В марте Черчилль провел разделение, доселе не существовавшее, между уголовными и политическими преступниками. Этот шаг сразу же положительно сказался на судьбе многих заключенных суфражисток. «Правила, годные для преступников, осужденных за мошенничество, жестокость или подобные преступления, – разъяснял он в палате общин, – не должны применяться к людям, чьи проступки, хотя и достойные всяческого осуждения, ничем не угрожают личности».
Черчилль пытался организовать библиотеки для заключенных. Комитет, который он назначил для рассмотрения этого вопроса, рекомендовал взять в качестве образца каталог публичной библиотеки. Однако главной целью пересмотра существующей системы было сокращение тюремных сроков, которые Черчилль считал чрезмерными. По этому поводу он вел оживленную переписку с департаментами своего министерства, внимательно изучал конкретные случаи и часто выражал неудовлетворение судьями. Комментируя приговор к десяти годам каторжных работ за содомию, он направил записку своим подчиненным: «Заключенный уже имел два серьезных срока по семь лет каторжных работ – один за кражу лаймового сока, другой за кражу яблок. Не исключено, что он приобрел свои неестественные наклонности именно в тюрьме».

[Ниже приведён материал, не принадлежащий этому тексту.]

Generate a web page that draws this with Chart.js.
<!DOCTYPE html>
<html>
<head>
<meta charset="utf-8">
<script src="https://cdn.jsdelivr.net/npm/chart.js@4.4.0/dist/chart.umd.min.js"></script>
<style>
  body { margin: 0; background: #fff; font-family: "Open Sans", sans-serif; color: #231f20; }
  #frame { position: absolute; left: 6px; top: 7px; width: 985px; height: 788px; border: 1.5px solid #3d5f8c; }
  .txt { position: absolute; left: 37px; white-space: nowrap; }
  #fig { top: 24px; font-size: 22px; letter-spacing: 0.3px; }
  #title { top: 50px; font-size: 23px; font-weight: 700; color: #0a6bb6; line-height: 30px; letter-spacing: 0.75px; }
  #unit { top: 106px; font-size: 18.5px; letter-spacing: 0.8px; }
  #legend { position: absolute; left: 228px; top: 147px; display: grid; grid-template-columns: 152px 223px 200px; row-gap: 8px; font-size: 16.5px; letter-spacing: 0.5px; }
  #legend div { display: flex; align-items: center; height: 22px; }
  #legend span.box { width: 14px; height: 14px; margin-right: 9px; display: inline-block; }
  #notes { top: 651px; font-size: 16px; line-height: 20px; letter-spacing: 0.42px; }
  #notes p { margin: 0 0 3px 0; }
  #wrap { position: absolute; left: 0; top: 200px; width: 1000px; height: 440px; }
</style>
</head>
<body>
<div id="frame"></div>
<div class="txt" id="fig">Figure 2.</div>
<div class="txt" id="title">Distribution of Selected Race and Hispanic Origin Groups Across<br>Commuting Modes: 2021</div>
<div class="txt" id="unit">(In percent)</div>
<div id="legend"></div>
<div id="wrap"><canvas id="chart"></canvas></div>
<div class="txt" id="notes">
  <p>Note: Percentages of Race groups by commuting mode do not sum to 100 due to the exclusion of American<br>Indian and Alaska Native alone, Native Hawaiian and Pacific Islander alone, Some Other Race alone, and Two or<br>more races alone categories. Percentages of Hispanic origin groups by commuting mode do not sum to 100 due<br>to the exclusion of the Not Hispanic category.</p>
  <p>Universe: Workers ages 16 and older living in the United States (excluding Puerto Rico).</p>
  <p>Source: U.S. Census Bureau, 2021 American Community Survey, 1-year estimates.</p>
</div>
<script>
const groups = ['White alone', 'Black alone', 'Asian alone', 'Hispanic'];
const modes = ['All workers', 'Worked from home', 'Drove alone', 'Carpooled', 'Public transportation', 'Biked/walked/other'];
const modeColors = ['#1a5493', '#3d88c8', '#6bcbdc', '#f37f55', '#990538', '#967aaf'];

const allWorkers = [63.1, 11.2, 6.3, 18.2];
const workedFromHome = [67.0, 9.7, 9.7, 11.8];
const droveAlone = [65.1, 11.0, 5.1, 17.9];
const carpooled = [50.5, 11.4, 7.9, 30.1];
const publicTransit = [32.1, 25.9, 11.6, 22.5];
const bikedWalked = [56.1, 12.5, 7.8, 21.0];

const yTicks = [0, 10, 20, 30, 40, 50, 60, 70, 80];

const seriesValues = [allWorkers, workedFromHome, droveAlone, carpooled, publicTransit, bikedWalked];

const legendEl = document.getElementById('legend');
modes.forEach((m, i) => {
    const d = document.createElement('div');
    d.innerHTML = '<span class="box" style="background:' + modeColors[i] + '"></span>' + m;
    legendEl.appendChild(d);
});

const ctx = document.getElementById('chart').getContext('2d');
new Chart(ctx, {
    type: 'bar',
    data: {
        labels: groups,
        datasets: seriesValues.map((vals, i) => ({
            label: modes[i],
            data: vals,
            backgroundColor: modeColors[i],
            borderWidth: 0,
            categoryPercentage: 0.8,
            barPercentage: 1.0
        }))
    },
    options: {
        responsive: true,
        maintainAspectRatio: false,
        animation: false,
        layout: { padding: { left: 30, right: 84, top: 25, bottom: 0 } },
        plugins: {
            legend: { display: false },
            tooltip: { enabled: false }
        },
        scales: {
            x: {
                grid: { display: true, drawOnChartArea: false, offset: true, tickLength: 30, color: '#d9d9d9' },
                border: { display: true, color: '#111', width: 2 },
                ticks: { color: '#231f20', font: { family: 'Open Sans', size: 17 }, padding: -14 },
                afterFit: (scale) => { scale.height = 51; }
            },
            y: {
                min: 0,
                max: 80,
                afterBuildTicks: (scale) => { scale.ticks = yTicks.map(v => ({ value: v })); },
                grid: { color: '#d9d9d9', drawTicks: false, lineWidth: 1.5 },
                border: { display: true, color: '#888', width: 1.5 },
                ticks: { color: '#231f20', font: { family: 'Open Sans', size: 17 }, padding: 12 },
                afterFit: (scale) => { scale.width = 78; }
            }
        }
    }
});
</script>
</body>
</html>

Черчилль полагал, что необходимо установить верхний предел срока наказаний. «Только редкие и особо отягчающие обстоятельства, – писал он, – должны быть основанием для вынесения приговора на срок более десяти лет каторжных работ за преступления, не связанные с угрозой жизни. Например, в тех случаях, когда богатство систематически используется для развращения несовершеннолетних; где жестокость привела к инвалидности или где есть доказательства постоянного участия человека в преступной деятельности, – там предел может быть повышен. Но для отдельных актов жестокости, даже таких, как изнасилование, и для других серьезных преступлений наказание в виде семи лет каторжных работ может, как мне кажется, быть верхним пределом». 3 июля, в ходе подготовки реформы, нацеленной на сокращение количества осужденных, Черчилль писал своим советникам: «Я безусловно не соглашусь нести ответственность за какую-либо систему, которая может быть использована для отягощения Уголовного кодекса». 20 июля он представил проект реформы в палате общин. Одной из его задач была отмена автоматического тюремного заключения за неуплату штрафов. «Хочу, чтобы палата осознала, насколько несправедлива эта статья, – говорил он. – Государство не получает штраф. Человека сажают в тюрьму, возможно, впервые – это для него тяжелое переживание. Ради четырех-пятидневного заключения он подвергается всем тем же формальным процедурам, которые применяются к преступникам, получившим большой срок или каторжные работы. Его фотографируют, берут отпечатки пальцев и т. д. Весь этот мучительный процесс происходит так же, как в случае длительного заключения какого-нибудь злодея».